Called Poverty Solutions at the University of Michigan, the initiative will explore and test models to ease the effects of poverty and broadly share that knowledge. The initiative will work with community groups and support active-learning options for students.

“The initiative will be solution-oriented, building on work that focuses on understanding the causes and consequences of poverty,” said H. Luke Shaefer, associate professor of social work and public policy and director of Poverty Solutions. “That work is incredibly important and will continue. Our initiative will be deeply interdisciplinary and seek to take poverty research at U-M to the next level.”

Shaefer, whose research has focused on the rising extreme poverty in the United States, is the co-author of “$2.00 a Day: Living on Almost Nothing in America.”

President Mark Schlissel announced the new initiative Wednesday at his Leadership Breakfast for faculty, staff and students. The unique approach involves multiple schools and colleges at U-M tackling poverty from all angles. U-M teaches more than 100 poverty-related courses through its schools and colleges, including architecture; business; dentistry; education; kinesiology; law; literature, science, and the arts; nursing; pharmacy; public health; public policy; information; and social work.

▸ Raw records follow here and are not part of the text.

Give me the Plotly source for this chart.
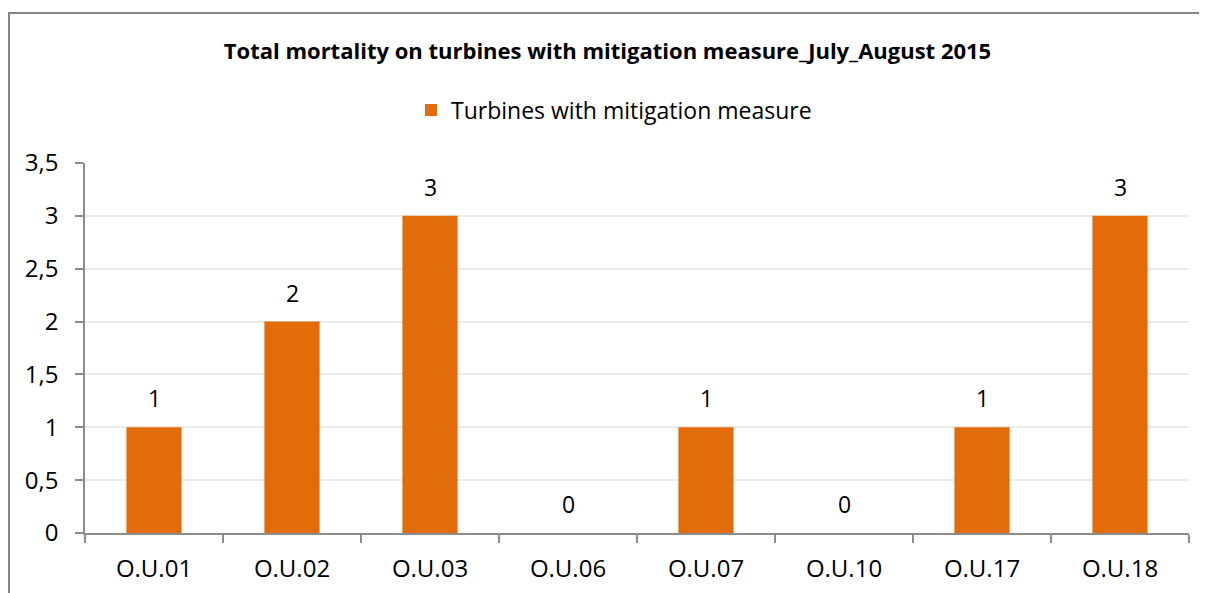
import plotly.graph_objects as go

ORANGE = "#E36C0A"
GRID = "#EBEBEB"
AXIS = "#8C8C8C"

turbines = ["O.U.01", "O.U.02", "O.U.03", "O.U.06", "O.U.07", "O.U.10", "O.U.17", "O.U.18"]
mortality = [1, 2, 3, 0, 1, 0, 1, 3]
series_name = "Turbines with mitigation measure"
title = "Total mortality on turbines with mitigation measure_July_August 2015"

FONT = "Open Sans, Noto Sans, sans-serif"

# page body has an 8px margin, so the figure is sized/placed to compensate
W, H = 1199, 585
L, R, T, B = 77, 18, 155, 60
PW, PH = W - L - R, H - T - B

fig = go.Figure(go.Bar(
    x=turbines, y=mortality, name=series_name,
    marker=dict(color=ORANGE, line=dict(width=0)),
    showlegend=True,
))

# data labels sit well above the bar top like in Excel
for t, v in zip(turbines, mortality):
    fig.add_annotation(x=t, y=v, text=str(v), showarrow=False,
                       yanchor="middle", yshift=29,
                       font=dict(size=23, color="#000000"))

# chart-area border
fig.add_shape(type="rect", xref="paper", yref="paper",
              x0=(1 - L) / PW, x1=(W + 20 - L) / PW,
              y0=-(B + 20) / PH, y1=(PH + T - 5) / PH,
              line=dict(color="#868686", width=2), layer="below")

fig.update_layout(
    width=W, height=H,
    paper_bgcolor="white", plot_bgcolor="white",
    margin=dict(l=L, r=R, t=T, b=B),
    separators=",.",
    font=dict(family=FONT, size=23, color="#000000"),
    title=dict(text=f"<b>{title}</b>", x=0.5, xanchor="center",
               yref="container", y=1 - 43 / H, yanchor="middle",
               font=dict(size=22, color="#000000")),
    legend=dict(orientation="h", x=0.5 - 23 / PW, xanchor="center",
                yref="container", y=1 - 102 / H, yanchor="middle",
                font=dict(size=23)),
    bargap=0.6,
    xaxis=dict(showline=True, linecolor=AXIS, linewidth=1.5,
               ticks="outside", tickson="boundaries", ticklen=8,
               tickcolor=AXIS, tickwidth=1.5, showgrid=False,
               automargin=False,
               ticklabelstandoff=13, tickfont=dict(size=24)),
    yaxis=dict(range=[0, 3.5], dtick=0.5, showline=True, linecolor=AXIS,
               linewidth=1.5, ticks="outside", ticklen=8, tickcolor=AXIS,
               tickwidth=1.5, gridcolor=GRID, gridwidth=1.5,
               automargin=False,
               zeroline=False, ticklabelstandoff=12, tickfont=dict(size=24)),
)

fig.write_html("out.html")
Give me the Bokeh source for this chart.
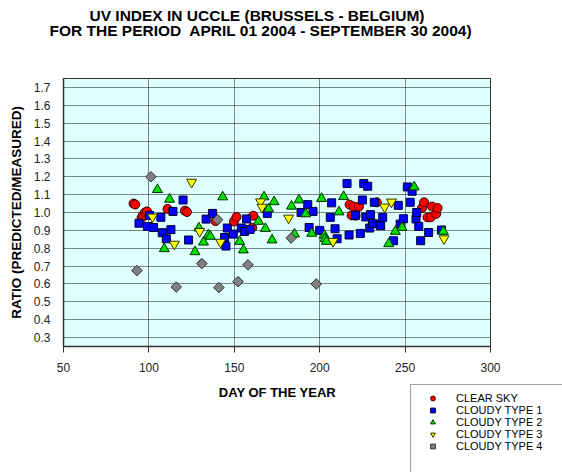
from bokeh.plotting import figure
from bokeh.layouts import column, row
from bokeh.models import Range1d, Title, Label, Legend, LegendItem, FixedTicker, NumeralTickFormatter
from bokeh.embed import file_html
from bokeh.resources import INLINE

# ---------------- data ----------------
title_1 = "UV INDEX IN UCCLE (BRUSSELS - BELGIUM)"
title_2 = "FOR THE PERIOD\u00a0 APRIL 01 2004 - SEPTEMBER 30 2004)"
x_label = "DAY OF THE YEAR"
y_label = "RATIO (PREDICTED/MEASURED)"
x_ticks = [50, 100, 150, 200, 250, 300]
y_ticks = [0.3, 0.4, 0.5, 0.6, 0.7, 0.8, 0.9, 1.0, 1.1, 1.2, 1.3, 1.4, 1.5, 1.6, 1.7]

clear_day = [91, 92, 95.7, 96.5, 97.7, 98.9, 110.9, 121.1, 122.3, 139, 149.8, 151.3,
             160.5, 161.1, 217.5, 218.7, 219.9, 221, 223, 233.4, 259.9, 261.1, 263.1,
             265, 265.8, 268.2, 269]
clear_ratio = [1.05, 1.045, 0.97, 0.985, 1.0, 1.006, 1.02, 1.01, 1.003, 0.952, 0.95, 0.975,
               0.915, 0.982, 1.044, 0.984, 1.033, 0.982, 1.033, 1.057, 1.025, 1.057, 0.973,
               0.973, 1.033, 0.992, 1.025]

c1_day = [94.2, 99.2, 100.4, 102.7, 107, 107.8, 110.2, 112.9, 114.1, 120, 123.2, 133.5,
          137.3, 144.3, 145.1, 145.9, 149.4, 154.1, 156, 157.2, 159.2, 169.3, 189.1, 193,
          193.8, 196.1, 200, 206.2, 207, 209, 210.2, 216, 217.2, 221, 223.8, 225, 225.8,
          227, 228.1, 229.3, 229.7, 230.9, 232, 234.9, 235.7, 236.9, 243.2, 246, 247.1,
          249, 251.3, 253, 254.1, 256.4, 256.8, 258, 259.1, 263.8, 271.3]
c1_ratio = [0.94, 0.922, 0.984, 0.916, 0.973, 0.887, 0.853, 0.904, 1.006, 1.07, 0.846, 0.963,
            0.995, 0.86, 0.812, 0.913, 0.879, 0.913, 0.894, 0.964, 0.905, 0.995, 1.0, 1.044,
            0.916, 1.006, 0.9, 0.973, 1.054, 0.909, 0.853, 1.162, 0.874, 0.984, 0.883, 1.07, 1.162,
            0.975, 1.147, 0.913, 0.988, 0.939, 1.057, 0.935, 0.926, 0.973, 0.842, 1.04, 0.935,
            0.965, 1.143, 1.057, 1.119, 0.964, 1.0, 0.922, 0.842, 0.888, 0.902]

c2_day = [105, 112.1, 109, 127, 129.3, 132, 134.8, 136, 143.2, 153.1, 155.3, 164.2, 167.4,
          168.2, 170.1, 172.1, 173.3, 183.5, 185.2, 187.9, 191.8, 195.3, 201.1, 202.7, 203.1,
          203.9, 211.3, 214, 240.4, 244.3, 248.2, 255.3, 272.4]
c2_ratio = [1.128, 1.074, 0.797, 0.78, 0.913, 0.834, 0.874, 0.866, 1.087, 0.838, 0.79, 0.95, 1.087,
            0.91, 1.02, 0.846, 1.06, 1.035, 0.879, 1.07, 0.992, 0.883, 1.078, 0.872, 0.853,
            0.838, 1.003, 1.089, 0.825, 0.894, 0.916, 1.143, 0.894]

c3_day = [102.1, 114.9, 125, 129.7, 142, 165.4, 166.2, 181.8, 207.8, 238, 242, 272.8]
c3_ratio = [0.975, 0.823, 1.17, 0.894, 0.834, 1.06, 1.03, 0.969, 0.838, 1.031, 1.059, 0.853]

c4_day = [93, 101.2, 116, 131, 140.2, 141, 152.2, 158, 183.3, 198]
c4_ratio = [0.675, 1.2, 0.583, 0.714, 0.96, 0.58, 0.613, 0.707, 0.857, 0.6]

series_names = ["CLEAR SKY", "CLOUDY TYPE 1", "CLOUDY TYPE 2", "CLOUDY TYPE 3", "CLOUDY TYPE 4"]

FONT = "Liberation Sans"
styles = [
    dict(marker="circle", size=9, fill_color="#FF0000", line_color="#330000", angle=0),
    dict(marker="square", size=8, fill_color="#0000FF", line_color="#000033", angle=0),
    dict(marker="triangle", size=10, fill_color="#00DD00", line_color="#003300", angle=0),
    dict(marker="inverted_triangle", size=10, fill_color="#FFFF00", line_color="#333300", angle=0),
    dict(marker="square", size=7.5, fill_color="#808080", line_color="#333333", angle=45),
]
series = [(clear_day, clear_ratio), (c1_day, c1_ratio), (c2_day, c2_ratio),
          (c3_day, c3_ratio), (c4_day, c4_ratio)]

# ---------------- main plot ----------------
p = figure(width=562, height=383, output_backend="svg", toolbar_location=None,
           x_range=Range1d(50, 300), y_range=Range1d(0.25, 1.75),
           min_border_left=63, min_border_right=72, min_border_top=78, min_border_bottom=37)
p.background_fill_color = "#E0FFFF"
p.border_fill_color = "white"
p.outline_line_color = "#333333"
p.outline_line_width = 1

p.xaxis.ticker = FixedTicker(ticks=x_ticks)
p.yaxis.ticker = FixedTicker(ticks=y_ticks)
p.yaxis.formatter = NumeralTickFormatter(format="0.0")
p.xaxis.minor_tick_line_color = None
p.yaxis.minor_tick_line_color = None
p.xaxis.major_tick_out = 6
p.xaxis.major_tick_in = 0
p.yaxis.major_tick_out = 0
p.yaxis.major_tick_in = 0
for ax in (p.xaxis, p.yaxis):
    ax.axis_line_color = "#333333"
    ax.axis_line_width = 1.5
    ax.major_tick_line_color = "#333333"
    ax.major_label_text_font = FONT
    ax.major_label_text_font_size = "12px"
    ax.major_label_text_color = "#222222"
p.xaxis.major_label_standoff = 10
p.yaxis.major_label_standoff = 13
p.yaxis.axis_label = y_label
p.yaxis.axis_label_text_font = FONT
p.yaxis.axis_label_text_font_style = "bold"
p.yaxis.axis_label_text_font_size = "13.5px"
p.yaxis.axis_label_text_color = "black"
p.yaxis.axis_label_standoff = 7

p.xgrid.ticker = FixedTicker(ticks=[100, 150, 200, 250])
p.ygrid.ticker = FixedTicker(ticks=y_ticks)
for g in (p.xgrid, p.ygrid):
    g.grid_line_color = "#111111"
    g.grid_line_dash = "1 1"
    g.grid_line_width = 1

for (xs, ys), st in zip(series, styles):
    p.scatter(xs, ys, line_width=1, angle_units="deg", **st)

# titles stacked outward from the frame: spacer, second line, first line
p.add_layout(Title(text=" ", standoff=29, text_font=FONT, text_font_size="10px",
                   text_color="white"), "above")
p.add_layout(Title(text=title_2, align="left", offset=-14, standoff=-4, text_font=FONT,
                   text_font_style="bold", text_font_size="15.5px", text_color="black"), "above")
p.add_layout(Title(text=title_1, align="left", offset=26, standoff=-4, text_font=FONT,
                   text_font_style="bold", text_font_size="15.5px", text_color="black"), "above")

# ---------------- x-axis title strip (frame fills the whole strip) ----------------
q = figure(width=409, height=89, output_backend="svg", toolbar_location=None, title=None,
           x_axis_location=None, y_axis_location=None, min_border=0,
           x_range=Range1d(0, 1), y_range=Range1d(0, 1))
q.outline_line_color = None
q.background_fill_color = "white"
q.border_fill_color = "white"
q.grid.visible = False
q.add_layout(Label(x=277, y=80, x_units="screen", y_units="screen", text=x_label,
                   text_align="center", text_baseline="middle", text_font=FONT,
                   text_font_style="bold", text_font_size="13px", text_color="black"))

# ---------------- legend strip ----------------
# proxy renderers: each uses its series' first point, which lies outside this strip's ranges
L = figure(width=153, height=89, output_backend="svg", toolbar_location=None, title=None,
           x_axis_location=None, y_axis_location=None, min_border=0,
           x_range=Range1d(0, 1), y_range=Range1d(0, 1))
L.outline_line_color = None
L.background_fill_color = "white"
L.border_fill_color = "white"
L.grid.visible = False
items = []
for name, (xs, ys), st in zip(series_names, series, styles):
    r = L.scatter(xs[:1], ys[:1], line_width=1, angle_units="deg", **st)
    items.append(LegendItem(label=name, renderers=[r]))
blank = L.scatter(c4_day[:1], c4_ratio[:1], marker="circle", fill_color=None, line_color=None)
items.append(LegendItem(label=" ", renderers=[blank]))
items.append(LegendItem(label=" ", renderers=[blank]))
legend = Legend(items=items, location="top_left", orientation="vertical",
                label_text_font=FONT, label_text_font_size="11px", label_text_color="black",
                glyph_width=29, glyph_height=12, label_height=12, label_width=150,
                label_standoff=9, spacing=0, padding=7, margin=1,
                border_line_color="#444444", border_line_width=1,
                background_fill_color="white", background_fill_alpha=1)
L.add_layout(legend, "center")

layout = column(p, row(q, L))
open("out.html", "w").write(file_html(layout, INLINE))
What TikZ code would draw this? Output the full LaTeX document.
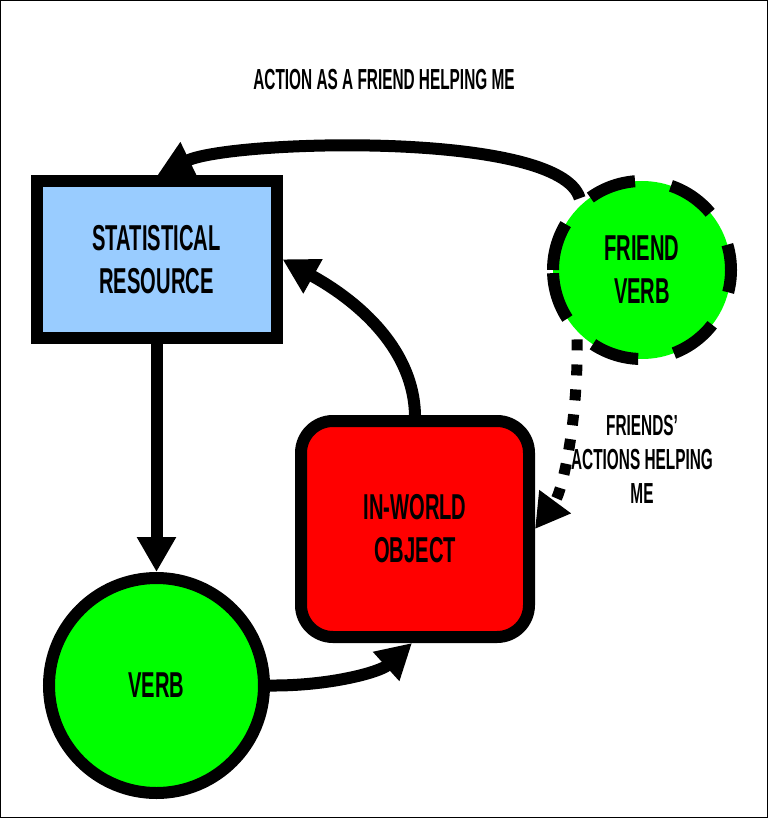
\documentclass[tikz,border=0pt]{standalone}
\usepackage{fontspec}
\setmainfont{Liberation Sans}[FakeStretch=0.56]
\newfontfamily\captionfamily{Liberation Sans}[FakeStretch=0.53]
\usetikzlibrary{arrows.meta}
\pgfdeclarelayer{bg}
\pgfsetlayers{bg,main}

\definecolor{leafgreen}{RGB}{0,255,0}
\definecolor{skyblue}{RGB}{153,204,255}
\definecolor{brightred}{RGB}{255,0,0}

\tikzset{
  lbl/.style={font=\bfseries\fontsize{36}{43}\selectfont, align=center, text=black},
  caption/.style={font=\captionfamily\bfseries\fontsize{29}{34}\selectfont, align=center, text=black},
  heavybox/.style={draw=black, line width=12pt, inner sep=0pt, outer sep=6pt},
  conn/.style={line width=12pt, -{Triangle[length=35pt,width=37pt]}},
  dotconn/.style={line width=11pt, dash pattern=on 11pt off 14pt,
                  -{Triangle[length=34pt,width=37pt]}},
  ringdash/.style={draw=black, line width=12pt,
                   dash pattern=on 48.15pt off 36.5pt},
}

\begin{document}
\begin{tikzpicture}[x=1pt,y=1pt]
  \useasboundingbox (0,0) rectangle (769,-818);
  \draw[line width=1.3pt] (0.8,-0.8) rectangle (767.8,-817.2);

  % nodes
  \node[heavybox, rectangle, fill=skyblue, minimum width=240pt, minimum height=156.5pt, lbl]
    (stat) at (156.5,-259.25) {STATISTICAL\\RESOURCE};
  \node[heavybox, rectangle, rounded corners=32pt, fill=brightred,
        minimum width=228pt, minimum height=216pt, lbl]
    (obj) at (415,-529) {IN-WORLD\\OBJECT};
  \node[heavybox, circle, fill=leafgreen, minimum size=215pt, lbl]
    (verb) at (156.5,-685.5) {VERB};
  \node[circle, fill=leafgreen, inner sep=0pt, outer sep=6pt, minimum size=178pt, lbl]
    (friend) at (642,-270) {FRIEND\\VERB};
  % dashed ring of the friend node, traced clockwise from its left point
  \draw[ringdash] ([xshift=-89pt]friend.center)
    arc[start angle=180, end angle=-180, radius=89pt];

  % labels
  \node[caption] (title) at (384,-80) {ACTION AS A FRIEND HELPING ME};
  \node[caption] (helping) at (642,-459) {FRIENDS’\\ACTIONS HELPING\\ME};

  % connectors
  \begin{pgfonlayer}{bg}
    \draw[conn] (stat.south) -- (verb.north);
    \draw[conn] (verb.east) .. controls (330,-686) and (380,-672) .. ([xshift=-3pt]obj.south);
    \draw[conn] (obj.north) .. controls (413,-330) and (323,-282) .. (stat.east);
    \draw[conn] (friend.131) .. controls (560,-130) and (230,-140) .. ([xshift=1pt]stat.north);
    \draw[dotconn] (friend.227) .. controls (578,-420) and (563,-491) .. (obj.east);
  \end{pgfonlayer}
\end{tikzpicture}
\end{document}
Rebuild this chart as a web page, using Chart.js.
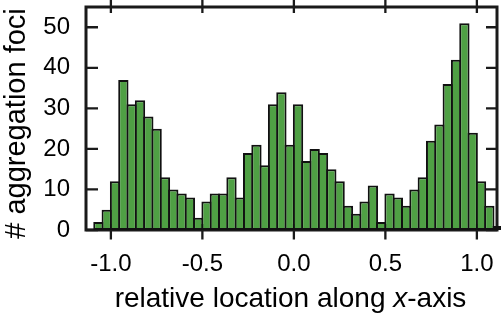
<!DOCTYPE html>
<html>
<head>
<meta charset="utf-8">
<script src="https://cdn.jsdelivr.net/npm/chart.js@4/dist/chart.umd.min.js"></script>
<style>
  html, body { margin: 0; padding: 0; background: #ffffff; }
  #wrap { width: 501px; height: 314px; }
</style>
</head>
<body>
<div id="wrap"><canvas id="c" width="501" height="314"></canvas></div>
<script>
// ---- data ----
const binWidth = 1 / 22;
const firstBinEdge = -24 / 22;
const counts = [2, 5, 12, 37, 31, 32, 28, 25, 13, 10, 9, 8, 3, 7, 9, 9, 13, 8, 19, 21,
                16, 31, 34, 21, 31, 17, 20, 19, 15, 12, 6, 4, 7, 11, 2, 9, 8, 6, 10, 13,
                22, 26, 36, 42, 51, 24, 12, 6, 1];
const binCenters = counts.map((_, i) => firstBinEdge + (i + 0.5) * binWidth);
const xTickValues = [-1.0, -0.5, 0.0, 0.5, 1.0];
const yTickValues = [0, 10, 20, 30, 40, 50];
const xRange = [-1.136, 1.11];
const yRange = [0, 55];
const xTitleParts = ["relative location along ", "x", "-axis"];
const yTitle = "# aggregation foci";

const FONT = "'Liberation Sans', Arial, Helvetica, sans-serif";

const framePlugin = {
  id: 'frame',
  beforeDatasetsDraw(chart) {
    const ctx = chart.ctx;
    const a = chart.chartArea;
    const xs = chart.scales.x, ys = chart.scales.y;
    ctx.save();
    ctx.strokeStyle = '#1a1a1a';
    ctx.lineWidth = 3;
    ctx.lineCap = 'butt';
    ctx.strokeRect(a.left, a.top, a.right - a.left, a.bottom - a.top);
    ctx.lineWidth = 2.3;
    ctx.beginPath();
    xTickValues.forEach(v => {
      const px = xs.getPixelForValue(v);
      ctx.moveTo(px, a.top - 8); ctx.lineTo(px, a.top + 6);
      ctx.moveTo(px, a.bottom - 6); ctx.lineTo(px, a.bottom + 9.5);
    });
    yTickValues.forEach(v => {
      const py = ys.getPixelForValue(v);
      ctx.moveTo(a.left, py); ctx.lineTo(a.left + 12, py);
      ctx.moveTo(a.right, py); ctx.lineTo(a.right - 11, py);
    });
    ctx.stroke();
    ctx.restore();
  },
  afterDraw(chart) {
    const ctx = chart.ctx;
    const a = chart.chartArea;
    ctx.save();
    ctx.fillStyle = '#000';
    // y title
    ctx.font = "29px " + FONT;
    ctx.textAlign = 'center';
    ctx.textBaseline = 'middle';
    ctx.translate(17, (a.top + a.bottom) / 2 + 5);
    ctx.rotate(-Math.PI / 2);
    ctx.fillText(yTitle, 0, 0);
    ctx.restore();
    // x title with italic x
    ctx.save();
    ctx.fillStyle = '#000';
    ctx.textBaseline = 'alphabetic';
    ctx.textAlign = 'left';
    const fonts = ["28px " + FONT, "italic 28px " + FONT, "28px " + FONT];
    let widths = xTitleParts.map((t, i) => { ctx.font = fonts[i]; return ctx.measureText(t).width; });
    const total = widths.reduce((s, w) => s + w, 0);
    let x = (a.left + a.right) / 2 - 1 - total / 2;
    const baseY = 307;
    xTitleParts.forEach((t, i) => {
      ctx.font = fonts[i];
      ctx.fillText(t, x, baseY);
      x += widths[i];
    });
    ctx.restore();
  }
};

new Chart(document.getElementById('c'), {
  type: 'bar',
  data: {
    datasets: [{
      data: binCenters.map((c, i) => ({ x: c, y: counts[i] })),
      backgroundColor: '#4fa044',
      borderColor: '#111111',
      borderWidth: 2,
      borderSkipped: false,
      barPercentage: 1.24,
      categoryPercentage: 1.0,
      clip: false
    }]
  },
  options: {
    responsive: false,
    animation: false,
    devicePixelRatio: 1,
    layout: { padding: { left: 0, top: 7, right: 4, bottom: 0 } },
    plugins: { legend: { display: false }, tooltip: { enabled: false } },
    scales: {
      x: {
        type: 'linear',
        offset: false,
        min: xRange[0], max: xRange[1],
        afterFit: s => { s.height = 84; s.paddingLeft = 0; s.paddingRight = 0; },
        afterBuildTicks: s => { s.ticks = xTickValues.map(v => ({ value: v })); },
        grid: { display: false, drawTicks: false },
        border: { display: false },
        ticks: {
          padding: 20,
          color: '#000',
          font: { family: FONT, size: 24 },
          maxRotation: 0,
          callback: v => v.toFixed(1)
        }
      },
      y: {
        min: yRange[0], max: yRange[1],
        afterFit: s => { s.width = 86; s.paddingTop = 0; s.paddingBottom = 0; },
        afterBuildTicks: s => { s.ticks = yTickValues.map(v => ({ value: v })); },
        grid: { display: false, drawTicks: false },
        border: { display: false },
        ticks: {
          padding: 16,
          color: '#000',
          font: { family: FONT, size: 24 },
          callback: v => String(v)
        }
      }
    }
  },
  plugins: [framePlugin]
});
</script>
</body>
</html>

“Poverty Solutions at the University of Michigan combines the principles that attracted our students, faculty and staff and—me—to the University of Michigan,” Schlissel said. “These are bedrock principles that we pursue with the full weight of our considerable intellectual power: that we serve the public, that no challenge is too big or too complex, that great universities tackle and aim to solve great problems.”

The initiative efforts will be primarily in three areas: research, teaching and practice. The research will be interdisciplinary by design. The approach to research will center initially on boosting economic opportunity, expanding educational attainment and improving health.

Teaching will focus on classes in many disciplines to increase the number of students exposed to poverty issues and to prepare emerging scholars for successful careers in research, policy and practice that significantly contribute to poverty prevention and alleviation.

The third piece, practice, will be achieved by working with communities to apply what is learned. The Edward Ginsberg Center for Community Service and Learning will help make connections between U-M researchers and community groups, Shaefer said.

The initiative will soon release a call for proposals from junior faculty at U-M to invest in their poverty-related research. And a separate call for proposals for research projects will be conducted through the Detroit Community-Academic Urban Research Center, a partnership among the U-M Schools​ of Public Health, Nursing, and Social Work, Detroit Health Department, Henry Ford Health System and nine community-based organizations.

“Engagement will be a guiding principle of what we do here,” Shaefer said. “Our research will be connected to the real world. Whether we are in Washtenaw County, Detroit, Lansing or Washington, we will bring our research to policymakers and communities.”